Ao ver a entrevista que Alberto Dines fez com João Roberto Marinho no seu Observatório de Imprensa, me lembrei, rindo, da ira que acometeu, aspas, o Globo quando Lula conversou com blogueiros.
O ponto do Globo é que Lula fizera uma “entrevista camarada”.
Pergunto: será que eles viram a entrevista de seu patrão? Pode haver entrevista mais “camarada”? Ou entrevista “camarada” só é um problema quando um inimigo a concede?
Não é uma entrevista exatamente nova. Foi feita há alguns meses, mas por algum motivo só agora ela foi assunto na internet.
É um tema complicado para mim. Dines foi um dos meus heróis no começo da carreira, o pioneiro da crítica da mídia no Brasil com seu Jornal dos Jornais aos domingos na Folha, na década de 1970.
Vi a entrevista inteira. Com dificuldade. Primeiro desisti, depois da apresentação bajuladora e dos sorrisos servis de Dines. (Lição número 1 de entrevista: não ria. Não aquiesça com a cabeça a cada resposta. Seja altivo.)
Depois decidi ir adiante, por motivos profissionais.
É, provavelmente, a pior coisa que Dines fez na carreira.

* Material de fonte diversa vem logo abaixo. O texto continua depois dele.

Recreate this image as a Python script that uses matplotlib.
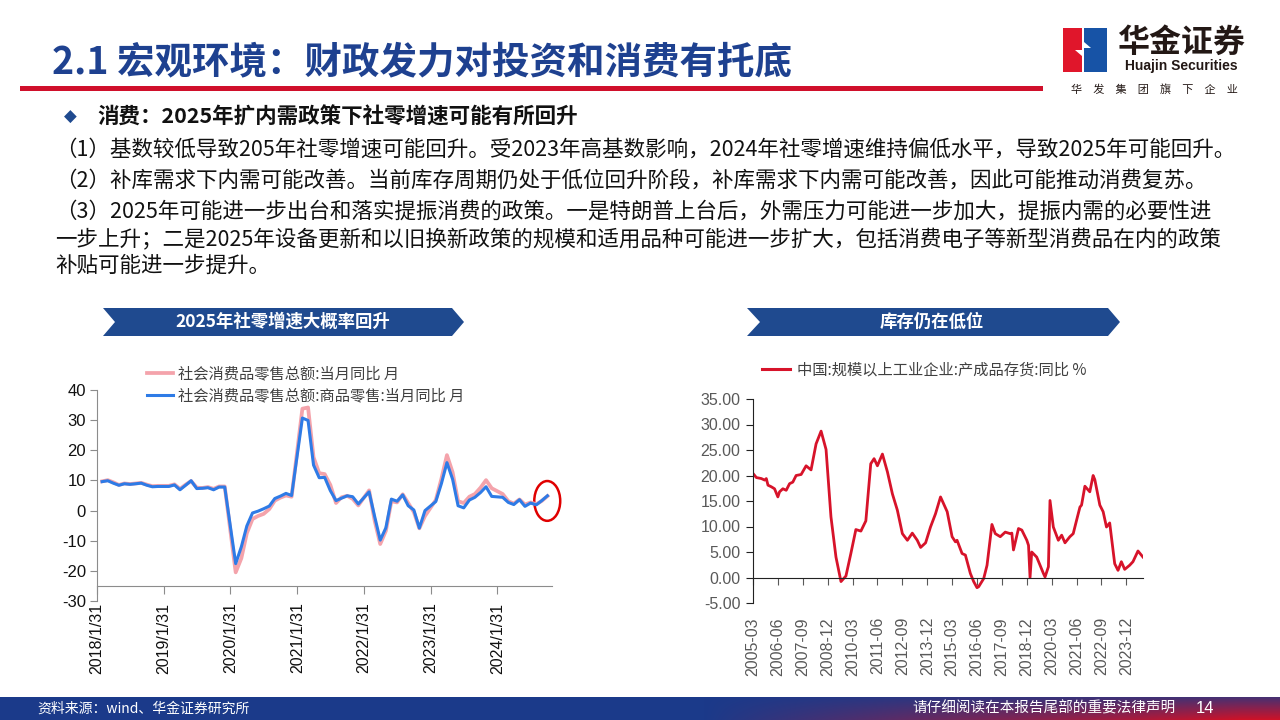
import matplotlib.pyplot as plt
from matplotlib.patches import Polygon, Ellipse, Rectangle
from matplotlib.lines import Line2D
import numpy as np
import pandas as pd

plt.rcParams['font.family'] = ['Noto Sans CJK SC', 'DejaVu Sans']

W, H = 1280, 720
NAVY = '#1F4A8F'
TITLE_BLUE = '#1E4190'
RED = '#D0102B'

# ---- 社零当月同比 (Jan-Feb reported together, plotted at Feb) ----
retail_years = [2018, 2019, 2020, 2021, 2022, 2023, 2024]
retail_total = [9.7, 10.1, 9.4, 8.5, 9.0, 8.8, 9.0, 9.2, 8.6, 8.1, 8.2,
                8.2, 8.7, 7.2, 8.6, 9.8, 7.6, 7.5, 7.8, 7.2, 8.0, 8.0,
                -20.5, -15.8, -7.5, -2.8, -1.8, -1.1, 0.5, 3.3, 4.3, 5.0, 4.6,
                33.8, 34.2, 17.7, 12.4, 12.1, 8.5, 2.5, 4.4, 4.9, 3.9, 1.7,
                6.7, -3.5, -11.1, -6.7, 3.1, 2.7, 5.4, 2.5, -0.5, -5.9, -1.8,
                3.5, 10.6, 18.4, 12.7, 3.1, 2.5, 4.6, 5.5, 7.6, 10.1, 7.4,
                5.5, 3.1, 2.3, 3.7, 2.0, 2.7, 2.1, 3.2, 4.8]
retail_goods = [9.6, 9.9, 9.1, 8.4, 8.9, 8.7, 8.9, 9.1, 8.4, 7.9, 8.0,
                8.0, 8.5, 6.9, 8.4, 9.9, 7.3, 7.4, 7.6, 6.9, 7.8, 7.8,
                -17.6, -12.0, -5.1, -0.8, -0.2, 0.6, 1.5, 4.0, 4.8, 5.7, 5.0,
                30.7, 29.9, 15.1, 10.9, 11.0, 6.6, 3.3, 4.1, 4.9, 4.6, 2.2,
                6.2, -2.1, -9.8, -5.7, 3.8, 3.1, 5.2, 1.6, 0.2, -5.8, 0.0,
                3.0, 9.0, 15.9, 10.4, 1.6, 0.9, 3.5, 4.4, 6.0, 7.9, 4.7,
                4.4, 2.7, 2.0, 3.6, 1.4, 2.5, 1.9, 3.3, 4.9]
retail_ticks = ['2018/1/31', '2019/1/31', '2020/1/31', '2021/1/31',
                '2022/1/31', '2023/1/31', '2024/1/31']
retail_labels = ['社会消费品零售总额:当月同比 月', '社会消费品零售总额:商品零售:当月同比 月']

# ---- 规模以上工业企业产成品存货同比 ----
inv_months = ['2005-03', '2005-05', '2005-08', '2005-10', '2005-11', '2005-12',
              '2006-02', '2006-04', '2006-06', '2006-07', '2006-09', '2006-11',
              '2007-01', '2007-03', '2007-05', '2007-08', '2007-11',
              '2008-02', '2008-05', '2008-08', '2008-11',
              '2009-02', '2009-05', '2009-08', '2009-11',
              '2010-02', '2010-05', '2010-08', '2010-11',
              '2011-02', '2011-04', '2011-06', '2011-09', '2011-12',
              '2012-03', '2012-06', '2012-09', '2012-12',
              '2013-03', '2013-06', '2013-08', '2013-11',
              '2014-02', '2014-05', '2014-08', '2014-12',
              '2015-03', '2015-05', '2015-06', '2015-09', '2015-11',
              '2016-02', '2016-04', '2016-06', '2016-07', '2016-10', '2016-12',
              '2017-03', '2017-05', '2017-08', '2017-11',
              '2018-02', '2018-03', '2018-04', '2018-07', '2018-09', '2018-12',
              '2019-01', '2019-02', '2019-03', '2019-06', '2019-08', '2019-10', '2019-11',
              '2020-01', '2020-02', '2020-04', '2020-07', '2020-09', '2020-11',
              '2021-02', '2021-04', '2021-06', '2021-08', '2021-09', '2021-11',
              '2022-02', '2022-04', '2022-05', '2022-08', '2022-10', '2022-12',
              '2023-02', '2023-05', '2023-07', '2023-09', '2023-11',
              '2024-02', '2024-04', '2024-07', '2024-10']
inv_yoy = [20.4, 19.6, 19.4, 19.1, 19.4, 18.1,
           17.8, 17.4, 15.8, 16.8, 17.4, 17.1,
           18.4, 18.7, 20.0, 20.2, 21.9,
           21.1, 26.2, 28.7, 25.1,
           11.9, 4.0, -0.8, 0.3,
           4.7, 9.4, 9.1, 11.1,
           22.3, 23.3, 21.9, 24.2, 20.7,
           16.4, 13.2, 8.6, 7.3,
           8.7, 7.3, 5.9, 6.8,
           9.9, 12.5, 15.8, 12.9,
           8.0, 7.0, 7.3, 4.7, 4.4,
           0.8, -0.8, -2.0, -1.8, -0.2, 2.4,
           10.4, 8.6, 8.0, 8.9,
           8.6, 8.7, 5.4, 9.6, 9.3, 7.3,
           6.3, 0.0, 5.0, 4.0, 2.4, 0.8, 0.1,
           2.1, 15.1, 9.9, 7.3, 8.3, 6.8,
           8.0, 8.6, 11.2, 13.8, 14.2, 17.9,
           16.8, 20.0, 19.2, 14.2, 12.9, 9.9,
           10.7, 2.7, 1.4, 3.1, 1.6,
           2.4, 3.1, 5.2, 4.0]
inv_label = '中国:规模以上工业企业:产成品存货:同比 %'

body_lines = [
    '（1）基数较低导致205年社零增速可能回升。受2023年高基数影响，2024年社零增速维持偏低水平，导致2025年可能回升。',
    '（2）补库需求下内需可能改善。当前库存周期仍处于低位回升阶段，补库需求下内需可能改善，因此可能推动消费复苏。',
    '（3）2025年可能进一步出台和落实提振消费的政策。一是特朗普上台后，外需压力可能进一步加大，提振内需的必要性进',
    '一步上升；二是2025年设备更新和以旧换新政策的规模和适用品种可能进一步扩大，包括消费电子等新型消费品在内的政策',
    '补贴可能进一步提升。',
]
body_y = [150, 181, 212, 240, 266]


def rect(x0, y0, x1, y1):
    return [x0 / W, 1 - y1 / H, (x1 - x0) / W, (y1 - y0) / H]


fig = plt.figure(figsize=(12.8, 7.2), dpi=100)

# ---------- page decoration (pixel coordinates) ----------
deco = fig.add_axes([0, 0, 1, 1])
deco.set_xlim(0, W)
deco.set_ylim(H, 0)
deco.axis('off')

deco.text(52, 62, '2.1 宏观环境：财政发力对投资和消费有托底', fontsize=27,
          fontweight='bold', color=TITLE_BLUE, va='center', ha='left')
deco.add_patch(Rectangle((20, 86), 1023, 4.5, color=RED, lw=0))

# logo
deco.add_patch(Rectangle((1063, 28), 19, 44, color='#E0162B', lw=0))
deco.add_patch(Rectangle((1084, 28), 23, 44, color='#1753A6', lw=0))
deco.add_patch(Polygon([(1082, 28), (1084, 28), (1084, 42), (1091, 48), (1084, 48),
                        (1084, 72), (1082, 72), (1082, 56), (1075, 50), (1082, 50)],
                       closed=True, color='white', lw=0))
deco.text(1181, 43, '华金证券', fontsize=23, fontweight='heavy', color='#231815',
          ha='center', va='center')
deco.text(1181, 66, 'Huajin Securities', fontsize=10, fontweight='bold',
          family='Liberation Sans', color='#231815', ha='center', va='center')
deco.text(1154, 89, '华\u3000发\u3000集\u3000团\u3000旗\u3000下\u3000企\u3000业', fontsize=8,
          color='#231815', ha='center', va='center')

# bullet heading and body text
deco.text(70, 117, '◆', fontsize=12, color=NAVY, ha='center', va='center',
          family=['DejaVu Sans'])
deco.text(97, 117, '消费：2025年扩内需政策下社零增速可能有所回升', fontsize=15.5,
          fontweight='bold', color='#111111', va='center', ha='left')
for line, y in zip(body_lines, body_y):
    deco.text(55, y, line, fontsize=15.5, color='#111111', va='center', ha='left')

# chart banners
deco.add_patch(Polygon([(103, 308), (452, 308), (464, 322), (452, 336), (103, 336), (115, 322)],
                       closed=True, color=NAVY, lw=0))
deco.text(283, 322, '2025年社零增速大概率回升', fontsize=12.5, fontweight='bold',
          color='white', ha='center', va='center')
deco.add_patch(Polygon([(747, 308), (1108, 308), (1120, 322), (1108, 336), (747, 336), (760, 322)],
                       closed=True, color=NAVY, lw=0))
deco.text(932, 322, '库存仍在低位', fontsize=12.5, fontweight='bold',
          color='white', ha='center', va='center')

# footer gradient bar
gx = np.linspace(0, 1, W)[None, :]
gy = np.linspace(0, 1, 23)[:, None]
t = np.clip((gx - 0.55) / 0.42, 0, 1) * (0.25 + 0.75 * gy)
c_blue = np.array([27, 58, 138]) / 255
c_red = np.array([205, 18, 40]) / 255
grad = c_blue[None, None, :] * (1 - t[..., None]) + c_red[None, None, :] * t[..., None]
deco.imshow(grad, extent=(0, W, H, 697), aspect='auto', zorder=0)
deco.set_xlim(0, W)
deco.set_ylim(H, 0)
deco.text(37, 708.5, '资料来源：wind、华金证券研究所', fontsize=10, color='white',
          style='italic', ha='left', va='center')
deco.text(912, 708.5, '请仔细阅读在本报告尾部的重要法律声明', fontsize=10.5, color='white',
          ha='left', va='center')
deco.text(1196, 708.5, '14', fontsize=12, color='white', ha='left', va='center',
          family='Liberation Sans')

# ---------- left chart: 社零 ----------
retail_dates = [pd.Timestamp(y, m, 1) + pd.offsets.MonthEnd(0)
                for y in retail_years for m in range(2, 13)][:len(retail_total)]
ax1 = fig.add_axes(rect(97, 390, 552, 601))
ax1.patch.set_alpha(0)
ax1.plot(retail_dates, retail_total, color='#F4A3AB', lw=2.7, solid_joinstyle='round')
ax1.plot(retail_dates, retail_goods, color='#2E7BE6', lw=2.2, solid_joinstyle='round')
ax1.add_patch(Ellipse((pd.Timestamp('2024-10-30'), 3.2), width=142, height=13.2,
                      fill=False, edgecolor='#E00000', lw=1.8, clip_on=False))
ax1.set_ylim(-30, 40)
ax1.set_xlim(pd.Timestamp('2018-01-31'), pd.Timestamp('2024-11-25'))
ax1.spines[['top', 'right']].set_visible(False)
ax1.spines['bottom'].set_position(('data', -25))
for s in ('left', 'bottom'):
    ax1.spines[s].set_color('#8C8C8C')
ax1.set_yticks(range(-30, 41, 10), labels=[str(v) for v in range(-30, 41, 10)],
               fontfamily='Liberation Sans', fontsize=12)
ax1.set_xticks(pd.to_datetime([s.replace('/1/31', '-01-31') for s in retail_ticks]),
               labels=retail_ticks, rotation=90, fontfamily='Liberation Sans', fontsize=11.5)
ax1.tick_params(axis='y', length=5, color='#8C8C8C', pad=3, labelcolor='#111111')
ax1.tick_params(axis='x', length=6, color='#8C8C8C', pad=6, labelcolor='#111111')
h1 = [Line2D([], [], color='#F4A3AB', lw=2.7), Line2D([], [], color='#2E7BE6', lw=2.2)]
ax1.legend(h1, retail_labels, loc='center left', bbox_to_anchor=(147 / W, 1 - 385 / H),
           bbox_transform=fig.transFigure, frameon=False, fontsize=11, borderpad=0,
           borderaxespad=0, handlelength=1.7, handletextpad=0.35, labelspacing=0.35,
           labelcolor='#404040')

# ---------- right chart: 产成品存货 ----------
inv_dates = pd.to_datetime(inv_months) + pd.offsets.MonthEnd(0)
ax2 = fig.add_axes(rect(753, 399, 1143, 603))
ax2.patch.set_alpha(0)
ax2.plot(inv_dates, inv_yoy, color='#D7132A', lw=2.0, solid_joinstyle='round')
ax2.set_ylim(-5, 35)
ax2.set_xlim(pd.Timestamp('2005-03-31'), pd.Timestamp('2024-10-31'))
ax2.spines[['top', 'right']].set_visible(False)
ax2.spines['bottom'].set_position(('data', 0))
ax2.spines['left'].set_color('#222222')
ax2.spines['bottom'].set_color('#222222')
yt = np.arange(-5, 36, 5)
ax2.set_yticks(yt, labels=[f'{v:.2f}' for v in yt], fontfamily='Liberation Sans', fontsize=11.5)
inv_ticks = pd.date_range('2005-03-31', periods=16, freq='15ME')
ax2.set_xticks(inv_ticks, labels=[d.strftime('%Y-%m') for d in inv_ticks], rotation=90,
               fontfamily='Liberation Sans', fontsize=11.5)
ax2.tick_params(axis='y', length=5, color='#222222', pad=4, labelcolor='#595959')
ax2.tick_params(axis='x', length=5, color='#595959', pad=23.5, labelcolor='#595959')
ax2.legend([Line2D([], [], color='#D7132A', lw=2.2)], [inv_label], loc='center left',
           bbox_to_anchor=(762 / W, 1 - 370 / H), bbox_transform=fig.transFigure,
           frameon=False, fontsize=11, borderpad=0, borderaxespad=0, handlelength=1.85,
           handletextpad=0.45, labelcolor='#404040')

fig.savefig('out.png', dpi=100)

Dines simplesmente ignorou quanto a ditadura alavancou uma empresa que se resumia a um jornalzinho de segunda linha, O Globo, muito inferior ao Jornal do Brasil e ao Correio da Manhã, os grandes diários do Rio de Janeiro nos anos 1960.
A Globo virou grande ao receber, dos generais, uma tevê com a finalidade de apoiar a ditadura.
“Somos os maiores amigos do regime na imprensa”, dizia Roberto Marinho aos poderosos da ditadura quando lhes ia pedir favores e mamatas, conforme está registrado num livro que traz os papeis pessoais de Geisel.
Dines perde também uma chance inestimável de indagar uma coisa de João Roberto quando este se queixa dos “impostos pesados” que recaem sobre as empresas de mídia.
Se são pesados os impostos, como se explica que a família Marinho seja a mais rica do Brasil? Com o dinheiro da geleia de mocotó Colombo, que no passado fez parte dos negócios da família?
Dines serve o tempo todo de escada para João Roberto. Ele ouve, sem retrucar, que o Globo é “pluralista” porque publica articulistas de esquerda.
Pausa para rir.
Faça uma conta. Quantos colunistas conservadores as Organizações Globo têm em suas variadas mídias? Agora conte os colunistas progressitas.
Um para dez?
É a mesma defesa ridícula que a Folha faz de sua “pluralidade”. Para cada dez conservadores, a Folha abria um Saflatle, e isso dá direito a ela de se definir “plural”.
Dines, ao tocar na regulamentação, ouve sorrindo JRM dizer que os Estados Unidos erraram ao não permitir a concentração de mídia.
A entrevista já começa torta. Dines pergunta se a Globo não sente falta de concorrência.
Ora, a Globo é famosa por tentar exterminar de todas as formas a concorrência.
Adolfo Bloch, da Manchete, foi pedir ajuda a Roberto Marinho quando estava perto de quebrar. Depois de uma espera de horas na ante-sala de RM, Bloch foi despedido assim: “Passar bem.”
E quebrou.
Este é o amor à concorrência da Globo. Como você imagina que o Jornal do Brasil foi conduzido à morte depois que a Globo, com a televisão, ficou muito maior?
Agora mesmo, a Globo luta para complicar a vida do Google no Brasil porque é uma ameaça à sua receita publicitária.
Tudo bem, o Google declara o faturamente publicitário em paraísos fiscais, o que é péssimo para o Brasil. Mas e a Globo, que ela tem a dizer no capítulo da sonegação?
Cadê a Darf?
Dines, naturalmente, não fez esta pergunta.
Repito: lembrei o rigor do Globo em relação à “entrevista camarada” de Lula aos blogueiros.
Para o Globo, parece, “entrevista camarada” deve ser mais um monopólio da Globo.